Brown, known for his dour personality, could not compete in the charisma stakes with the senator from Illinois, the focus of intense interest as he makes his debut on the world stage with a tour of Europe, the Middle East and Afghanistan.

Left-leaning Israeli newspaper Haaretz, noting the lack of impact Brown’s visit had made in Israel, sympathised with the British leader. “Visiting Israel in the same week that Obama is expected to arrive is like being the opening act for The Beatles,” it said.

Obama fever has swept some of the countries he is due to visit as people there get a first close look at the politician who takes on Republican Senator John McCain in the race to succeed U.S. President George W. Bush in the White House.barackobama.jpg

Brown, on the other hand, has little novelty value because, while he is a relatively new prime minister, he spent a decade before that as finance minister and so is well known to many of the leaders and ministers he held talks with.

On the streets, though, Brown is not as well known as Blair, now an international Middle East envoy. “I knew Mr. Tony Blair before, but Brown — I don’t know what he’s like,” said Palestinian taxi driver Saddam Musa, 55.

The newspaper said there were other reasons for the little coverage given to Brown’s visit, saying he lacked the political clout of former British leaders such as Margaret Thatcher and Tony Blair.

Brown, making his first visit to Israel and the Palestinian territories as prime minister, was granted the honour on Monday of addressing the Israeli parliament, or Knesset, the first British leader to do so. He recalled how, as a child, he had watched film of Israel,
shot by his father, a Church of Scotland minister who learned Hebrew and regularly visited Israel.

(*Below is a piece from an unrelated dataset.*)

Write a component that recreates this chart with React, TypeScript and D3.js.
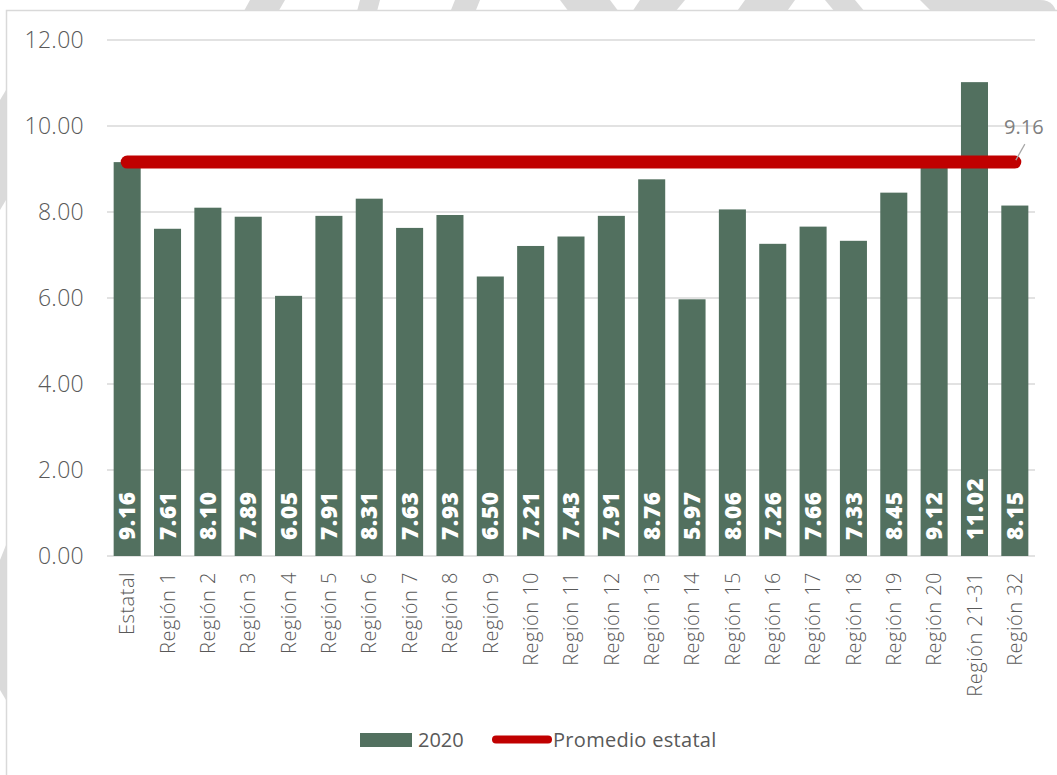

Brown promised $60 million in new aid for the Palestinians and d said a Middle East peace deal was within reach, but his call on Israel to freeze Jewish settlement expansion was rebuffed by Israeli Prime Minister Ehud Olmert. Brown’s message drew criticism from Israeli commentators.
“Unfortunately, he parroted conventional European Union wisdom, which assumes that the road to progress is paved only with further Israeli concessions and requires condemnation of the life-saving security barrier,” The Jerusalem Post said on its website. “Nothing could be more counterproductive.” The right-leaning newspaper was referring to the fence Israel has built on occupied Palestinian land which it says keeps suicide bombers out of its cities.

Haaretz said visiting leaders had developed a habit of comforting the Palestinians with financial aid while compensating the Israelis by recognising their right to live in
security and comfort. “Yesterday, it was the turn of British Prime Minister Gordon Brown to contribute to this depressing ritual.”

It said there was not much value in Brown’s plan for an “economic road map” to boost the region’s development as long as the West Bank was dissected by innumerable roadblocks.

Back in London, Brown will brief parliament on Tuesday on Britain’s future role in Iraq and brace for Thursday’s crucial parliamentary election in Glasgow East. Defeat in the Labour stronghold, seen as unlikely, could lead to Brown being forced to step down.

After that, he will barely have time to draw breath before Obama finally catches up with him. They are due to hold talks in London on Saturday.